Using the Wrong Recovery Equipment
Tow straps, recovery straps, chains, and bungee-style kinetic ropes are not interchangeable. Each one behaves differently under load. A standard tow strap offers no stretch, meaning the full force of the pull transfers instantly to the vehicle. If the stuck car does not move, that force has to go somewhere. Undersized equipment can snap back with serious force, which creates a genuine safety hazard for anyone nearby. Using a strap or chain that is not rated for the vehicle’s weight adds another layer of risk on top of that.
What to Do Right After Your Car Goes Into a Ditch
Getting the next few minutes right matters. Here is a clear sequence of steps to follow when a car ends up in a ditch:
- Stay in the vehicle first and assess whether it is stable before moving around inside or opening doors.
- Turn on your hazard lights immediately to alert other drivers, especially on busy roads around Raleigh or near RDU.
- Check for any smell of fuel, unusual smoke, or visible fluid pooling under the vehicle before doing anything else.
- Call for help before attempting any physical recovery. Getting the car out quickly is less important than getting it out correctly.
- Do not leave the vehicle running if there is any chance the exhaust pipe is submerged or blocked by mud or debris.
- Wait away from the flow of traffic if you exit the vehicle, and use the embankment side rather than the road side when possible.

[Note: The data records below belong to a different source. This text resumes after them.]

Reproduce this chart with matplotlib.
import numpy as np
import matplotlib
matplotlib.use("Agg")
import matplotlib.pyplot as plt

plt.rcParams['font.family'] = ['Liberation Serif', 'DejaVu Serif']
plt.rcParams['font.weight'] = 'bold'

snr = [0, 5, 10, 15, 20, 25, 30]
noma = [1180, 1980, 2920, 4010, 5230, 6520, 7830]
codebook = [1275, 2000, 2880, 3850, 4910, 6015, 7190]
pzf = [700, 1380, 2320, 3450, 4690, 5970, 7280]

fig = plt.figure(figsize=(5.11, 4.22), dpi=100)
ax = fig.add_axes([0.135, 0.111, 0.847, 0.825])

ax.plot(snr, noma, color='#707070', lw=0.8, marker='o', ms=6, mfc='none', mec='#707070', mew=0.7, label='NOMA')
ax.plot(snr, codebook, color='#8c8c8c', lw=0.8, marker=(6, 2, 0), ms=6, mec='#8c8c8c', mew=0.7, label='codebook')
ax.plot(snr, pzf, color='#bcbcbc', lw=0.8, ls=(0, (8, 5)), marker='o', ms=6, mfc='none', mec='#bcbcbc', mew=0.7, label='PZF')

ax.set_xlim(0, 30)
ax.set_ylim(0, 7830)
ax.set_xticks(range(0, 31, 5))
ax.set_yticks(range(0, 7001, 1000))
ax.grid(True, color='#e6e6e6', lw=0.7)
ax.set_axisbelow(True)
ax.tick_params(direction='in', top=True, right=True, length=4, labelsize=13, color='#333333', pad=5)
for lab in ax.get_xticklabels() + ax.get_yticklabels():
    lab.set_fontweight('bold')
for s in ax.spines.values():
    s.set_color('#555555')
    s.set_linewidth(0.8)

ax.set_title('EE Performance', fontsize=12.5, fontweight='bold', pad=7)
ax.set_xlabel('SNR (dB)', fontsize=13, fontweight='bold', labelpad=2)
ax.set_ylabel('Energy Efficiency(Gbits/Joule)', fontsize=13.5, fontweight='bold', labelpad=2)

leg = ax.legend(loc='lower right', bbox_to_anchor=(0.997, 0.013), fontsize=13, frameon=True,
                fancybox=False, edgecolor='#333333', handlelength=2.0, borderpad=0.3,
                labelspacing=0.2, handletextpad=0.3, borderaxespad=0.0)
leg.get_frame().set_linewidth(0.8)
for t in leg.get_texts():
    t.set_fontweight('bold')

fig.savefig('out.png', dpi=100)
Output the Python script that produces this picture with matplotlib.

Each of these steps is simple, but skipping any one of them creates an unnecessary risk.
Signs That Something Went Wrong During a Recovery Attempt
For drivers who have already had their car pulled out of a ditch, whether by a friend, a passerby, or their own effort, there are specific warning signs that the vehicle may have sustained damage during the extraction.
The vehicle pulling noticeably to one side while driving straight is one of the clearest indicators of steering or suspension damage. Unusual noises during acceleration, particularly from the drivetrain, suggest the transmission or axle components took stress during the recovery. Visible gaps between body panels that were not there before, dashboard warning lights that appeared after the event, or a steering wheel that no longer sits centered are all reasons to have the vehicle inspected by a mechanic before driving it any significant distance.
When Professional Off-Road Recovery Is the Right Call
There are situations where calling a professional recovery service is genuinely the better first option rather than the last resort. When the vehicle is deeply embedded in soft ground, when it has gone into a ditch on a high-traffic road, when there is already visible damage, or when the terrain makes a DIY attempt genuinely hazardous, professional equipment and experience make a real difference in both safety and outcome.
Agile Towing Company serves drivers throughout Cary, Raleigh, Apex, Holly Springs, Morrisville, and the broader Triangle region. Reach us at (919) 276-5900 any time you need professional recovery support.
The Takeaway
A car stuck in a ditch is stressful, and the urge to solve it fast is completely natural. But fast and correct are not always the same thing. Pulling from the wrong point, spinning tires deeper into soft ground, using undersized equipment, or rigging the pull at a bad angle can each create damage that costs significantly more to fix than a professional recovery would have. Knowing what is actually at risk when you attempt a DIY extraction helps you make a more informed decision in the moment, and that is really the point. When in doubt, waiting a few minutes for the right help is almost always the better call.